_Required task:_
Take the lines from the beginning of the material through the line containing "plt.rcParams['font.family'] = ['Lato', 'Noto" and retype them exactly, leaving the pictures out.

○ ○ ○

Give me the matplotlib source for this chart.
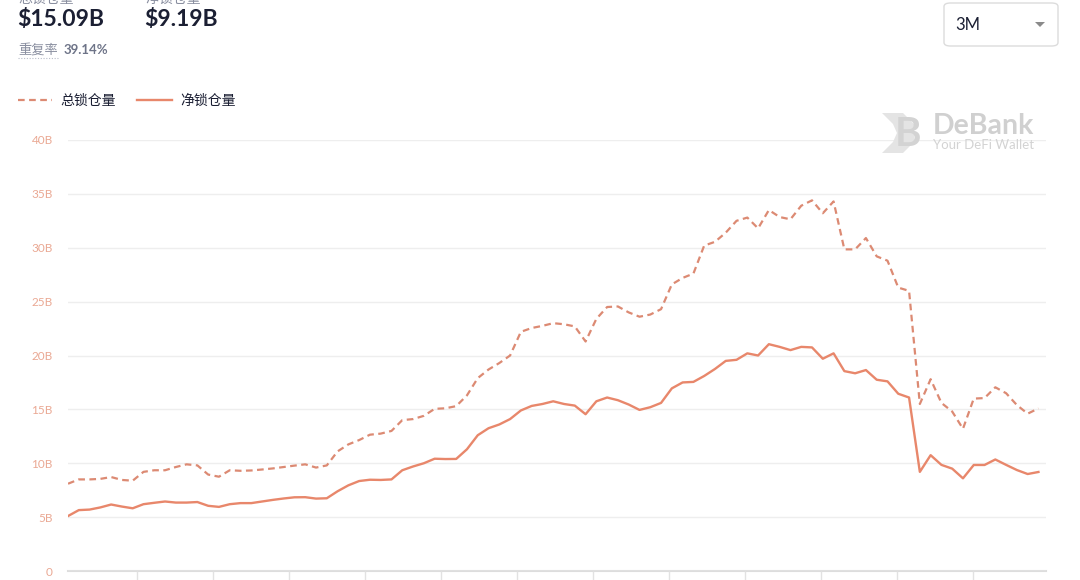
import matplotlib
matplotlib.use("Agg")
import matplotlib.pyplot as plt
from matplotlib.patches import FancyBboxPatch, Polygon
import numpy as np

plt.rcParams['font.family'] = ['Lato', 'Noto Sans CJK SC', 'DejaVu Sans']

# daily values over the 3M window (billions USD)
days = list(range(91))
total_locked = [
    8.1, 8.5, 8.5, 8.55, 8.72, 8.45, 8.38, 9.2, 9.35, 9.35,
    9.65, 9.9, 9.8, 8.95, 8.75, 9.35, 9.3, 9.33, 9.42, 9.52,
    9.65, 9.78, 9.9, 9.6, 9.8, 11.1, 11.75, 12.15, 12.65, 12.75,
    13.0, 14.0, 14.1, 14.4, 15.05, 15.1, 15.3, 16.3, 17.9, 18.7,
    19.3, 20.0, 22.2, 22.55, 22.75, 23.0, 22.9, 22.7, 21.3, 23.4,
    24.5, 24.55, 24.0, 23.6, 23.8, 24.3, 26.6, 27.2, 27.6, 30.2,
    30.55, 31.4, 32.5, 32.8, 31.8, 33.5, 32.85, 32.64, 33.9, 34.4,
    33.2, 34.3, 29.85, 29.85, 30.9, 29.2, 28.8, 26.3, 26.0, 15.5,
    17.8, 15.6, 14.8, 13.2, 16.0, 16.05, 17.05, 16.5, 15.4, 14.6,
    15.09,
]
net_locked = [
    5.1, 5.65, 5.7, 5.9, 6.17, 5.98, 5.82, 6.2, 6.33, 6.45,
    6.35, 6.35, 6.4, 6.05, 5.95, 6.2, 6.3, 6.3, 6.45, 6.6,
    6.73, 6.84, 6.85, 6.72, 6.75, 7.4, 7.95, 8.35, 8.47, 8.45,
    8.5, 9.35, 9.7, 10.0, 10.42, 10.39, 10.4, 11.3, 12.6, 13.25,
    13.6, 14.1, 14.9, 15.32, 15.5, 15.75, 15.5, 15.35, 14.55, 15.75,
    16.1, 15.85, 15.45, 14.95, 15.2, 15.6, 16.95, 17.5, 17.55, 18.1,
    18.75, 19.5, 19.6, 20.2, 20.0, 21.05, 20.8, 20.5, 20.8, 20.75,
    19.7, 20.2, 18.55, 18.35, 18.65, 17.75, 17.6, 16.45, 16.1, 9.2,
    10.75, 9.85, 9.5, 8.6, 9.84, 9.84, 10.35, 9.85, 9.37, 9.0,
    9.19,
]
y_ticks = [0, 5, 10, 15, 20, 25, 30, 35, 40]
y_labels = ['0', '5B', '10B', '15B', '20B', '25B', '30B', '35B', '40B']
week_ticks = np.arange(6.4, 91, 7.05)

W, H = 1080, 580
LINE = '#E8876B'
DASH = '#DC8A73'


def fx(px):
    return px / W


def fy(py):
    return 1 - py / H


fig = plt.figure(figsize=(W / 100, H / 100), dpi=100)
fig.patch.set_facecolor('white')

ax = fig.add_axes([fx(68), fy(571), (1046 - 68) / W, (571 - 140) / H])
ax.plot(days, total_locked, color=DASH, lw=1.6, ls=(0, (3, 2)))
ax.plot(days, net_locked, color=LINE, lw=1.7)

ax.set_xlim(0, 90.7)
ax.set_ylim(0, 40)
ax.set_yticks(y_ticks)
ax.set_yticklabels(y_labels)
ax.set_xticks(week_ticks)
ax.set_xticklabels([])
ax.tick_params(axis='y', length=0, pad=11, labelsize=8.5, labelcolor='#EAA893')
ax.tick_params(axis='x', length=7, width=1, color='#E2E2E2', direction='out')
ax.grid(axis='y', color='#EEEEEE', lw=1)
ax.set_axisbelow(True)
for s in ['top', 'right', 'left']:
    ax.spines[s].set_visible(False)
ax.spines['bottom'].set_color('#DDDDDD')
ax.spines['bottom'].set_linewidth(1.5)
ax.spines['bottom'].set_zorder(0)

# header (cut off at the top edge, as in the screenshot)
fig.text(fx(18), fy(5), '总锁仓量', fontsize=10, color='#8A8FA0', va='bottom')
fig.text(fx(145), fy(5), '净锁仓量', fontsize=10, color='#8A8FA0', va='bottom')
fig.text(fx(17), fy(20), '$15.09B', fontsize=16.5, fontweight='bold',
         color='#1B1F33', va='center')
fig.text(fx(144), fy(20), '$9.19B', fontsize=16.5, fontweight='bold',
         color='#1B1F33', va='center')
fig.text(fx(18), fy(50), '重复率', fontsize=9.5, color='#8A8FA0', va='center')
fig.text(fx(64), fy(50), '39.14%', fontsize=9.5, fontweight='bold',
         color='#6E7488', va='center')
fig.add_artist(plt.Line2D([fx(18), fx(58)], [fy(58), fy(58)], color='#B8BCC8',
                          lw=0.8, ls=(0, (1, 1.5))))

# legend
fig.add_artist(plt.Line2D([fx(18), fx(52)], [fy(100), fy(100)], color=DASH,
                          lw=1.6, ls=(0, (3, 2))))
fig.text(fx(60), fy(100), '总锁仓量', fontsize=10, color='#1B1F33', va='center')
fig.add_artist(plt.Line2D([fx(137), fx(172)], [fy(100), fy(100)], color=LINE,
                          lw=1.7))
fig.text(fx(180), fy(100), '净锁仓量', fontsize=10, color='#1B1F33', va='center')

# period dropdown
box = FancyBboxPatch((fx(944), fy(46)), fx(1058) - fx(944), fy(3) - fy(46),
                     boxstyle='round,pad=0,rounding_size=0.006',
                     transform=fig.transFigure, facecolor='white',
                     edgecolor='#DCDCDC', lw=1)
fig.add_artist(box)
fig.text(fx(955), fy(25), '3M', fontsize=12, color='#1B1F33', va='center')
fig.add_artist(Polygon([[fx(1035), fy(22)], [fx(1045), fy(22)], [fx(1040), fy(27)]],
                       closed=True, transform=fig.transFigure,
                       facecolor='#8A8A8A', edgecolor='none'))

# DeBank watermark
fig.add_artist(Polygon([[fx(882), fy(113)], [fx(903), fy(113)], [fx(914), fy(124)],
                        [fx(914), fy(142)], [fx(903), fy(153)], [fx(882), fy(153)],
                        [fx(893), fy(142)], [fx(897), fy(133)], [fx(893), fy(124)]],
                       closed=True, transform=fig.transFigure,
                       facecolor='#E4E4E4', edgecolor='none'))
fig.text(fx(895), fy(134), 'B', fontsize=29, fontweight='bold',
         color='#D3D3D3', va='center')
fig.text(fx(933), fy(126), 'DeBank', fontsize=20.5, fontweight='bold',
         color='#D0D0D0', va='center')
fig.text(fx(933), fy(145), 'Your DeFi Wallet', fontsize=9.5, color='#D3D3D3',
         va='center')

fig.savefig('out.png', dpi=100, facecolor='white')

○ ○ ○

_Output for this task:_
Give me the matplotlib source for this chart.
import matplotlib
matplotlib.use("Agg")
import matplotlib.pyplot as plt
from matplotlib.patches import FancyBboxPatch, Polygon
import numpy as np

plt.rcParams['font.family'] = ['Lato', 'Noto Sans CJK SC', 'DejaVu Sans']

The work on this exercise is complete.